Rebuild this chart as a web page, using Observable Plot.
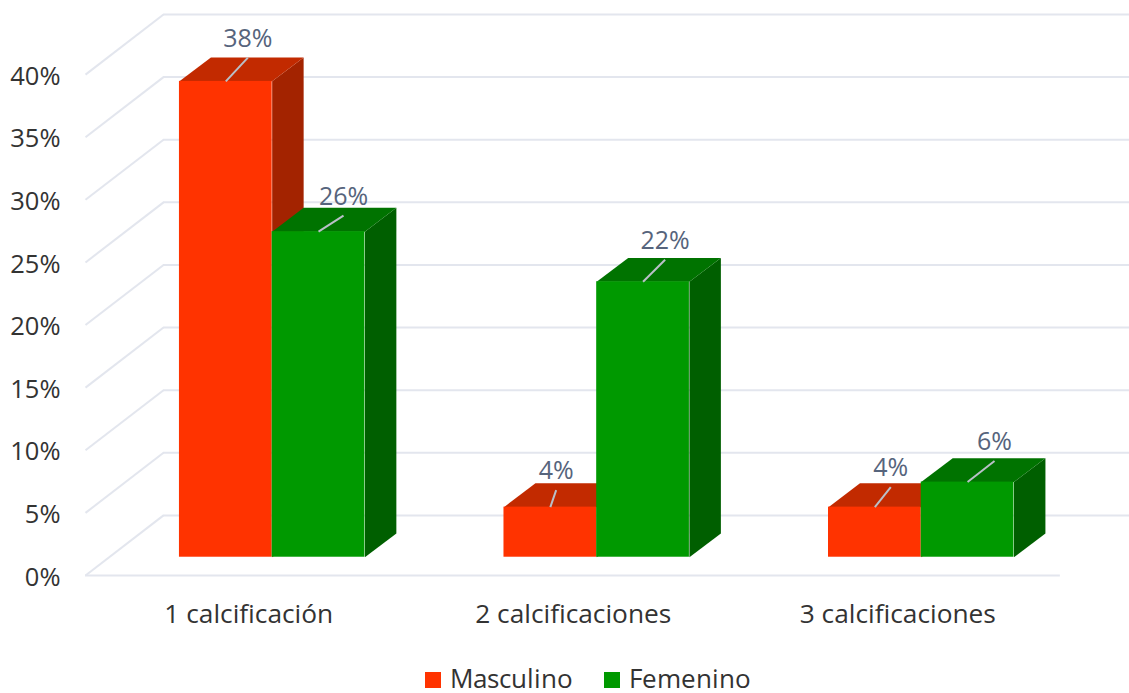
<!DOCTYPE html>
<html lang="es">
<head>
<meta charset="utf-8">
<script src="https://cdn.jsdelivr.net/npm/d3@7"></script>
<script src="https://cdn.jsdelivr.net/npm/@observablehq/plot@0.6"></script>
<style>
  /* Open Sans with tighter line metrics, so the legend fits the last row of the page */
  @font-face {
    font-family: "Legend Sans";
    src: local("Open Sans");
    ascent-override: 80%;
    descent-override: 20%;
    line-gap-override: 0%;
  }
  html, body { margin: 0; padding: 0; background: #fff; overflow: hidden; }
  svg { display: block; }
  #legend {
    height: 33px; box-sizing: border-box; padding-left: 46px;
    display: flex; justify-content: center; align-items: flex-end; gap: 31px;
    font: 26px "Legend Sans", "Open Sans", sans-serif; color: #333; line-height: 26px;
  }
  #legend span { display: inline-flex; align-items: center; }
  #legend i { width: 16px; height: 16px; margin-right: 9px; display: inline-block; }
</style>
</head>
<body>
<div id="chart"></div>
<div id="legend"></div>
<script>
// Percentage of cases by number of calcifications and sex
const categories = ["1 calcificación", "2 calcificaciones", "3 calcificaciones"];
const masculino = [38, 4, 4];
const femenino = [26, 22, 6];
const yTicks = [0, 5, 10, 15, 20, 25, 30, 35, 40];

// Where each value label's leader line ends, relative to the middle of the bar's top edge
const maleShift = [0.068, 0.018, 0.049];
const maleLift = [1.9, 1.36, 1.6];
const femaleShift = [0.077, 0.068, 0.083];
const femaleLift = [1.28, 1.76, 1.68];

// Pseudo-3D box model, in scale units (x: one category = 1, y: percentage points)
const wallDx = 0.2404, wallDy = 4.8;
const depthDx = 0.097, depthDy = 1.9;
const floorLift = 1.46;
const barWidth = 0.2857, barStart = -0.2105;
const axisStart = -0.5, axisEnd = 2.504;

const series = [
  {name: "Masculino", values: masculino, shift: maleShift, lift: maleLift, slot: 0,
   front: "#ff3300", top: "#c22a00", side: "#a32300"},
  {name: "Femenino", values: femenino, shift: femaleShift, lift: femaleLift, slot: 1,
   front: "#009900", top: "#007300", side: "#005f00"}
];

const boxes = s => s.values.map((v, i) => {
  const x1 = i + barStart + s.slot * barWidth, x2 = x1 + barWidth;
  return {i, v, x1, x2, y1: floorLift, y2: floorLift + v};
});

// Each face is a closed polygon, drawn as a filled line grouped by z
const topFace = b => [
  [b.x1, b.y2], [b.x1 + depthDx, b.y2 + depthDy], [b.x2 + depthDx, b.y2 + depthDy], [b.x2, b.y2]
].map(([x, y]) => ({x, y, z: b.i}));
const sideFace = b => [
  [b.x2, b.y1], [b.x2 + depthDx, b.y1 + depthDy], [b.x2 + depthDx, b.y2 + depthDy], [b.x2, b.y2]
].map(([x, y]) => ({x, y, z: b.i}));

const barMarks = series.flatMap(s => {
  const bs = boxes(s);
  return [
    Plot.line(bs.flatMap(sideFace), {x: "x", y: "y", z: "z", fill: s.side, stroke: "none"}),
    Plot.line(bs.flatMap(topFace), {x: "x", y: "y", z: "z", fill: s.top, stroke: "none"}),
    Plot.rect(bs, {x1: "x1", x2: "x2", y1: "y1", y2: "y2", fill: s.front})
  ];
});

const labelRows = series.flatMap(s => boxes(s).map(b => {
  const cx = (b.x1 + b.x2) / 2;
  return {x1: cx, y1: b.y2, x2: cx + s.shift[b.i], y2: b.y2 + s.lift[b.i], text: `${b.v}%`};
}));

const gridColor = "#e3e6ee";
const font = '"Open Sans", sans-serif';

const chart = Plot.plot({
  width: 1129, height: 660,
  marginLeft: 85, marginRight: 0, marginTop: 14, marginBottom: 85,
  style: {fontFamily: font, background: "#fff"},
  x: {domain: [axisStart, 2.717], axis: null},
  y: {domain: [0, 44.8], axis: null},
  marks: [
    // Back wall, left wall and floor
    Plot.ruleY(yTicks, {y: d => d + wallDy, x1: axisStart + wallDx, x2: 2.717, stroke: gridColor, strokeWidth: 2}),
    Plot.link(yTicks, {x1: axisStart, y1: d => d, x2: axisStart + wallDx, y2: d => d + wallDy, stroke: gridColor, strokeWidth: 2}),
    Plot.ruleY([0], {x1: axisStart, x2: axisEnd, stroke: gridColor, strokeWidth: 2}),
    ...barMarks,
    // Leader lines and value labels
    Plot.link(labelRows, {x1: "x1", y1: "y1", x2: "x2", y2: "y2", stroke: "#b9c0c8", strokeWidth: 2}),
    Plot.text(labelRows, {x: "x2", y: "y2", text: "text", dy: -19, fontSize: 25, fill: "#56647c"}),
    // Axes
    Plot.axisY(yTicks, {
      anchor: "left", tickSize: 0, tickPadding: 25, fontSize: 25.5, dy: 2,
      tickFormat: d => `${d}%`, fill: "#333", label: null
    }),
    Plot.axisX([0, 1, 2], {
      anchor: "bottom", tickSize: 0, tickPadding: 29, fontSize: 26.3, dx: 1,
      tickFormat: i => categories[i], fill: "#333", label: null
    })
  ]
});
document.getElementById("chart").append(chart);

// Legend under the chart
const legend = d3.select("#legend");
series.forEach(s => {
  const item = legend.append("span");
  item.append("i").style("background", s.front);
  item.append("span").text(s.name);
});
</script>
</body>
</html>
--------------------------------
* _Task requirements_
In your copy, leave out the pictures and reproduce the material above exactly.

* _Response for this exercise_
Rebuild this chart as a web page, using Observable Plot.
<!DOCTYPE html>
<html lang="es">
<head>
<meta charset="utf-8">
<script src="https://cdn.jsdelivr.net/npm/d3@7"></script>
<script src="https://cdn.jsdelivr.net/npm/@observablehq/plot@0.6"></script>
<style>
  /* Open Sans with tighter line metrics, so the legend fits the last row of the page */
  @font-face {
    font-family: "Legend Sans";
    src: local("Open Sans");
    ascent-override: 80%;
    descent-override: 20%;
    line-gap-override: 0%;
  }
  html, body { margin: 0; padding: 0; background: #fff; overflow: hidden; }
  svg { display: block; }
  #legend {
    height: 33px; box-sizing: border-box; padding-left: 46px;
    display: flex; justify-content: center; align-items: flex-end; gap: 31px;
    font: 26px "Legend Sans", "Open Sans", sans-serif; color: #333; line-height: 26px;
  }
  #legend span { display: inline-flex; align-items: center; }
  #legend i { width: 16px; height: 16px; margin-right: 9px; display: inline-block; }
</style>
</head>
<body>
<div id="chart"></div>
<div id="legend"></div>
<script>
// Percentage of cases by number of calcifications and sex
const categories = ["1 calcificación", "2 calcificaciones", "3 calcificaciones"];
const masculino = [38, 4, 4];
const femenino = [26, 22, 6];
const yTicks = [0, 5, 10, 15, 20, 25, 30, 35, 40];

// Where each value label's leader line ends, relative to the middle of the bar's top edge
const maleShift = [0.068, 0.018, 0.049];
const maleLift = [1.9, 1.36, 1.6];
const femaleShift = [0.077, 0.068, 0.083];
const femaleLift = [1.28, 1.76, 1.68];

// Pseudo-3D box model, in scale units (x: one category = 1, y: percentage points)
const wallDx = 0.2404, wallDy = 4.8;
const depthDx = 0.097, depthDy = 1.9;
const floorLift = 1.46;
const barWidth = 0.2857, barStart = -0.2105;
const axisStart = -0.5, axisEnd = 2.504;

const series = [
  {name: "Masculino", values: masculino, shift: maleShift, lift: maleLift, slot: 0,
   front: "#ff3300", top: "#c22a00", side: "#a32300"},
  {name: "Femenino", values: femenino, shift: femaleShift, lift: femaleLift, slot: 1,
   front: "#009900", top: "#007300", side: "#005f00"}
];

const boxes = s => s.values.map((v, i) => {
  const x1 = i + barStart + s.slot * barWidth, x2 = x1 + barWidth;
  return {i, v, x1, x2, y1: floorLift, y2: floorLift + v};
});

// Each face is a closed polygon, drawn as a filled line grouped by z
const topFace = b => [
  [b.x1, b.y2], [b.x1 + depthDx, b.y2 + depthDy], [b.x2 + depthDx, b.y2 + depthDy], [b.x2, b.y2]
].map(([x, y]) => ({x, y, z: b.i}));
const sideFace = b => [
  [b.x2, b.y1], [b.x2 + depthDx, b.y1 + depthDy], [b.x2 + depthDx, b.y2 + depthDy], [b.x2, b.y2]
].map(([x, y]) => ({x, y, z: b.i}));

const barMarks = series.flatMap(s => {
  const bs = boxes(s);
  return [
    Plot.line(bs.flatMap(sideFace), {x: "x", y: "y", z: "z", fill: s.side, stroke: "none"}),
    Plot.line(bs.flatMap(topFace), {x: "x", y: "y", z: "z", fill: s.top, stroke: "none"}),
    Plot.rect(bs, {x1: "x1", x2: "x2", y1: "y1", y2: "y2", fill: s.front})
  ];
});

const labelRows = series.flatMap(s => boxes(s).map(b => {
  const cx = (b.x1 + b.x2) / 2;
  return {x1: cx, y1: b.y2, x2: cx + s.shift[b.i], y2: b.y2 + s.lift[b.i], text: `${b.v}%`};
}));

const gridColor = "#e3e6ee";
const font = '"Open Sans", sans-serif';

const chart = Plot.plot({
  width: 1129, height: 660,
  marginLeft: 85, marginRight: 0, marginTop: 14, marginBottom: 85,
  style: {fontFamily: font, background: "#fff"},
  x: {domain: [axisStart, 2.717], axis: null},
  y: {domain: [0, 44.8], axis: null},
  marks: [
    // Back wall, left wall and floor
    Plot.ruleY(yTicks, {y: d => d + wallDy, x1: axisStart + wallDx, x2: 2.717, stroke: gridColor, strokeWidth: 2}),
    Plot.link(yTicks, {x1: axisStart, y1: d => d, x2: axisStart + wallDx, y2: d => d + wallDy, stroke: gridColor, strokeWidth: 2}),
    Plot.ruleY([0], {x1: axisStart, x2: axisEnd, stroke: gridColor, strokeWidth: 2}),
    ...barMarks,
    // Leader lines and value labels
    Plot.link(labelRows, {x1: "x1", y1: "y1", x2: "x2", y2: "y2", stroke: "#b9c0c8", strokeWidth: 2}),
    Plot.text(labelRows, {x: "x2", y: "y2", text: "text", dy: -19, fontSize: 25, fill: "#56647c"}),
    // Axes
    Plot.axisY(yTicks, {
      anchor: "left", tickSize: 0, tickPadding: 25, fontSize: 25.5, dy: 2,
      tickFormat: d => `${d}%`, fill: "#333", label: null
    }),
    Plot.axisX([0, 1, 2], {
      anchor: "bottom", tickSize: 0, tickPadding: 29, fontSize: 26.3, dx: 1,
      tickFormat: i => categories[i], fill: "#333", label: null
    })
  ]
});
document.getElementById("chart").append(chart);

// Legend under the chart
const legend = d3.select("#legend");
series.forEach(s => {
  const item = legend.append("span");
  item.append("i").style("background", s.front);
  item.append("span").text(s.name);
});
</script>
</body>
</html>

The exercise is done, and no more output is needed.